* BEGIN *
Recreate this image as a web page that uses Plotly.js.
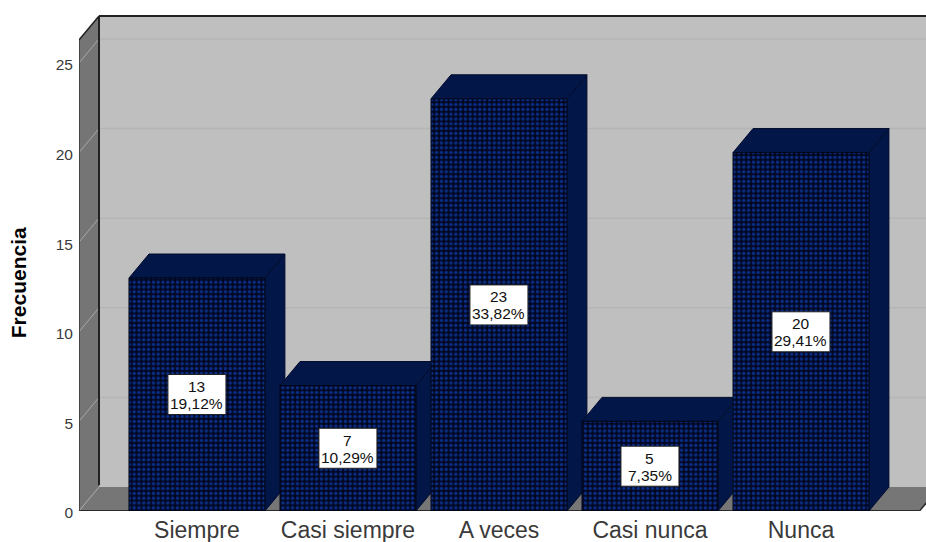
<!DOCTYPE html>
<html>
<head>
<meta charset="utf-8">
<script src="https://cdn.plot.ly/plotly-3.0.1.min.js"></script>
<style>html,body{margin:0;padding:0;background:#fff;overflow:hidden}#chart{width:926px;height:542px}</style>
</head>
<body>
<div id="chart"></div>
<script>
// Frequency table
const categories = ['Siempre', 'Casi siempre', 'A veces', 'Casi nunca', 'Nunca'];
const frecuencias = [13, 7, 23, 5, 20];
const porcentajes = ['19,12%', '10,29%', '33,82%', '7,35%', '29,41%'];
const yTicks = [0, 5, 10, 15, 20, 25];

// Oblique projection of the box: how far the back plane is shifted, in axis units
const depthX = 0.1325;
const depthY = 1.34;
const barWidth = 0.9;
const xMin = -0.781, xMax = 4.828, yMax = 27.9;
const floorEnd = 4.785;
const wallTop = 26.28;

const faceColor = '#031648';
const edgeColor = '#020c2c';
const font = 'Liberation Sans, Arial, sans-serif';

function poly(xs, ys, name) {
  return {type: 'scatter', mode: 'lines', x: xs, y: ys, fill: 'toself', fillcolor: faceColor,
    line: {color: edgeColor, width: 1}, hoverinfo: 'skip', showlegend: false, cliponaxis: false, name: name};
}

const traces = [];
categories.forEach((c, i) => {
  const v = frecuencias[i], l = i - barWidth / 2, r = i + barWidth / 2;
  // right side face, then top face
  traces.push(poly([r, r + depthX, r + depthX, r, r], [0, depthY, v + depthY, v, 0], c));
  traces.push(poly([l, l + depthX, r + depthX, r, l], [v, v + depthY, v + depthY, v, v], c));
});
// Front faces sit on an overlaying axis pair so they cover the neighbouring side faces
traces.push({
  type: 'bar', x: categories.map((c, i) => i), y: frecuencias, width: barWidth, xaxis: 'x2', yaxis: 'y2',
  marker: {color: '#020a2a', line: {color: '#010716', width: 1},
    pattern: {shape: '.', size: 4.8, solidity: 0.38, fgcolor: '#0a2e86', bgcolor: '#020824', fillmode: 'replace'}},
  hoverinfo: 'skip', showlegend: false
});

const shapes = [];
function addPath(d, fill) {
  shapes.push({type: 'path', xref: 'x', yref: 'y', layer: 'below', path: d, fillcolor: fill,
    line: {color: 'rgba(0,0,0,0)', width: 0}});
}
function addLine(x0, y0, x1, y1, color, width) {
  shapes.push({type: 'line', xref: 'x', yref: 'y', layer: 'below', x0, y0, x1, y1, line: {color, width}});
}
const bx = xMin + depthX;
// back wall, left wall, floor
addPath(`M${bx},${depthY}L${xMax + 1},${depthY}L${xMax + 1},${wallTop + depthY}L${bx},${wallTop + depthY}Z`, '#bfbfbf');
addPath(`M${xMin},0L${bx},${depthY}L${bx},${wallTop + depthY}L${xMin},${wallTop}Z`, '#757575');
addPath(`M${xMin},0L${bx},${depthY}L${floorEnd + depthX},${depthY}L${floorEnd},0Z`, '#767676');
// grid lines on the back wall and their continuation across the left wall
yTicks.forEach(t => {
  if (t > 0) addLine(bx, t + depthY, xMax + 1, t + depthY, '#b5b5b5', 1.5);
  addLine(xMin, t, bx, t + depthY, '#a8a8a8', 1);
});
// box edges
addLine(bx, wallTop + depthY, xMax + 1, wallTop + depthY, '#222222', 2);
addLine(bx, 0.1 + depthY, bx, wallTop + depthY, '#222222', 2);
addLine(xMin, wallTop, bx, wallTop + depthY, '#222222', 1.5);
addLine(xMin, 0, xMin, wallTop, '#333333', 1.5);
addLine(xMin, 0, floorEnd, 0, '#2a2a2a', 2);
addLine(floorEnd, 0, floorEnd + depthX, depthY, '#2a2a2a', 1.5);

// Each bar carries a white box at half height: count on top, share below
const annotations = [];
categories.forEach((c, i) => {
  const mid = frecuencias[i] / 2;
  shapes.push({type: 'rect', layer: 'above', xref: 'x', yref: 'y',
    xsizemode: 'pixel', ysizemode: 'pixel', xanchor: i, yanchor: mid,
    x0: -29, x1: 29, y0: -20, y1: 20,
    fillcolor: '#ffffff', line: {color: '#222222', width: 1}});
  annotations.push({
    x: i, y: mid, xref: 'x', yref: 'y', yshift: 8, showarrow: false,
    text: String(frecuencias[i]),
    font: {family: font, size: 15.5, color: '#111111'}
  });
  annotations.push({
    x: i, y: mid, xref: 'x', yref: 'y', yshift: -9, showarrow: false,
    text: porcentajes[i],
    font: {family: font, size: 15.5, color: '#111111'}
  });
});
// Axis title, centred a little below the middle of the plot
annotations.push({
  xref: 'paper', yref: 'paper', x: -0.0874, y: 0.4565, showarrow: false, textangle: -90,
  text: '<b>Frecuencia</b>', font: {family: font, size: 21, color: '#000000'}
});

const layout = {
  width: 926, height: 542, paper_bgcolor: '#ffffff', plot_bgcolor: 'rgba(0,0,0,0)',
  margin: {l: 79, r: 0, t: 11, b: 31, autoexpand: false},
  showlegend: false, barmode: 'overlay',
  xaxis: {range: [xMin, xMax], tickmode: 'array', tickvals: categories.map((c, i) => i), ticktext: categories,
    showgrid: false, zeroline: false, showline: false, ticks: '', ticklabelstandoff: 3,
    tickfont: {family: font, size: 23, color: '#3a3a3a'}},
  yaxis: {range: [0, yMax], tickmode: 'array', tickvals: yTicks, showgrid: false, zeroline: false, showline: false,
    ticks: '', ticklabelstandoff: 5, ticklabelshift: 2,
    tickfont: {family: font, size: 15.5, color: '#3a3a3a'}},
  xaxis2: {range: [xMin, xMax], overlaying: 'x', visible: false},
  yaxis2: {range: [0, yMax], overlaying: 'y', visible: false},
  shapes, annotations
};
Plotly.newPlot('chart', traces, layout, {displayModeBar: false, staticPlot: true});
</script>
</body>
</html>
* END *
§ **Written task**
Copy every line of the data exactly as written, excluding the pictures.

§ **Result**
Recreate this image as a web page that uses Plotly.js.
<!DOCTYPE html>
<html>
<head>
<meta charset="utf-8">
<script src="https://cdn.plot.ly/plotly-3.0.1.min.js"></script>
<style>html,body{margin:0;padding:0;background:#fff;overflow:hidden}#chart{width:926px;height:542px}</style>
</head>
<body>
<div id="chart"></div>
<script>
// Frequency table
const categories = ['Siempre', 'Casi siempre', 'A veces', 'Casi nunca', 'Nunca'];
const frecuencias = [13, 7, 23, 5, 20];
const porcentajes = ['19,12%', '10,29%', '33,82%', '7,35%', '29,41%'];
const yTicks = [0, 5, 10, 15, 20, 25];

// Oblique projection of the box: how far the back plane is shifted, in axis units
const depthX = 0.1325;
const depthY = 1.34;
const barWidth = 0.9;
const xMin = -0.781, xMax = 4.828, yMax = 27.9;
const floorEnd = 4.785;
const wallTop = 26.28;

const faceColor = '#031648';
const edgeColor = '#020c2c';
const font = 'Liberation Sans, Arial, sans-serif';

function poly(xs, ys, name) {
  return {type: 'scatter', mode: 'lines', x: xs, y: ys, fill: 'toself', fillcolor: faceColor,
    line: {color: edgeColor, width: 1}, hoverinfo: 'skip', showlegend: false, cliponaxis: false, name: name};
}

const traces = [];
categories.forEach((c, i) => {
  const v = frecuencias[i], l = i - barWidth / 2, r = i + barWidth / 2;
  // right side face, then top face
  traces.push(poly([r, r + depthX, r + depthX, r, r], [0, depthY, v + depthY, v, 0], c));
  traces.push(poly([l, l + depthX, r + depthX, r, l], [v, v + depthY, v + depthY, v, v], c));
});
// Front faces sit on an overlaying axis pair so they cover the neighbouring side faces
traces.push({
  type: 'bar', x: categories.map((c, i) => i), y: frecuencias, width: barWidth, xaxis: 'x2', yaxis: 'y2',
  marker: {color: '#020a2a', line: {color: '#010716', width: 1},
    pattern: {shape: '.', size: 4.8, solidity: 0.38, fgcolor: '#0a2e86', bgcolor: '#020824', fillmode: 'replace'}},
  hoverinfo: 'skip', showlegend: false
});

const shapes = [];
function addPath(d, fill) {
  shapes.push({type: 'path', xref: 'x', yref: 'y', layer: 'below', path: d, fillcolor: fill,
    line: {color: 'rgba(0,0,0,0)', width: 0}});
}
function addLine(x0, y0, x1, y1, color, width) {
  shapes.push({type: 'line', xref: 'x', yref: 'y', layer: 'below', x0, y0, x1, y1, line: {color, width}});
}
const bx = xMin + depthX;
// back wall, left wall, floor
addPath(`M${bx},${depthY}L${xMax + 1},${depthY}L${xMax + 1},${wallTop + depthY}L${bx},${wallTop + depthY}Z`, '#bfbfbf');
addPath(`M${xMin},0L${bx},${depthY}L${bx},${wallTop + depthY}L${xMin},${wallTop}Z`, '#757575');
addPath(`M${xMin},0L${bx},${depthY}L${floorEnd + depthX},${depthY}L${floorEnd},0Z`, '#767676');
// grid lines on the back wall and their continuation across the left wall
yTicks.forEach(t => {
  if (t > 0) addLine(bx, t + depthY, xMax + 1, t + depthY, '#b5b5b5', 1.5);
  addLine(xMin, t, bx, t + depthY, '#a8a8a8', 1);
});
// box edges
addLine(bx, wallTop + depthY, xMax + 1, wallTop + depthY, '#222222', 2);
addLine(bx, 0.1 + depthY, bx, wallTop + depthY, '#222222', 2);
addLine(xMin, wallTop, bx, wallTop + depthY, '#222222', 1.5);
addLine(xMin, 0, xMin, wallTop, '#333333', 1.5);
addLine(xMin, 0, floorEnd, 0, '#2a2a2a', 2);
addLine(floorEnd, 0, floorEnd + depthX, depthY, '#2a2a2a', 1.5);

// Each bar carries a white box at half height: count on top, share below
const annotations = [];
categories.forEach((c, i) => {
  const mid = frecuencias[i] / 2;
  shapes.push({type: 'rect', layer: 'above', xref: 'x', yref: 'y',
    xsizemode: 'pixel', ysizemode: 'pixel', xanchor: i, yanchor: mid,
    x0: -29, x1: 29, y0: -20, y1: 20,
    fillcolor: '#ffffff', line: {color: '#222222', width: 1}});
  annotations.push({
    x: i, y: mid, xref: 'x', yref: 'y', yshift: 8, showarrow: false,
    text: String(frecuencias[i]),
    font: {family: font, size: 15.5, color: '#111111'}
  });
  annotations.push({
    x: i, y: mid, xref: 'x', yref: 'y', yshift: -9, showarrow: false,
    text: porcentajes[i],
    font: {family: font, size: 15.5, color: '#111111'}
  });
});
// Axis title, centred a little below the middle of the plot
annotations.push({
  xref: 'paper', yref: 'paper', x: -0.0874, y: 0.4565, showarrow: false, textangle: -90,
  text: '<b>Frecuencia</b>', font: {family: font, size: 21, color: '#000000'}
});

const layout = {
  width: 926, height: 542, paper_bgcolor: '#ffffff', plot_bgcolor: 'rgba(0,0,0,0)',
  margin: {l: 79, r: 0, t: 11, b: 31, autoexpand: false},
  showlegend: false, barmode: 'overlay',
  xaxis: {range: [xMin, xMax], tickmode: 'array', tickvals: categories.map((c, i) => i), ticktext: categories,
    showgrid: false, zeroline: false, showline: false, ticks: '', ticklabelstandoff: 3,
    tickfont: {family: font, size: 23, color: '#3a3a3a'}},
  yaxis: {range: [0, yMax], tickmode: 'array', tickvals: yTicks, showgrid: false, zeroline: false, showline: false,
    ticks: '', ticklabelstandoff: 5, ticklabelshift: 2,
    tickfont: {family: font, size: 15.5, color: '#3a3a3a'}},
  xaxis2: {range: [xMin, xMax], overlaying: 'x', visible: false},
  yaxis2: {range: [0, yMax], overlaying: 'y', visible: false},
  shapes, annotations
};
Plotly.newPlot('chart', traces, layout, {displayModeBar: false, staticPlot: true});
</script>
</body>
</html>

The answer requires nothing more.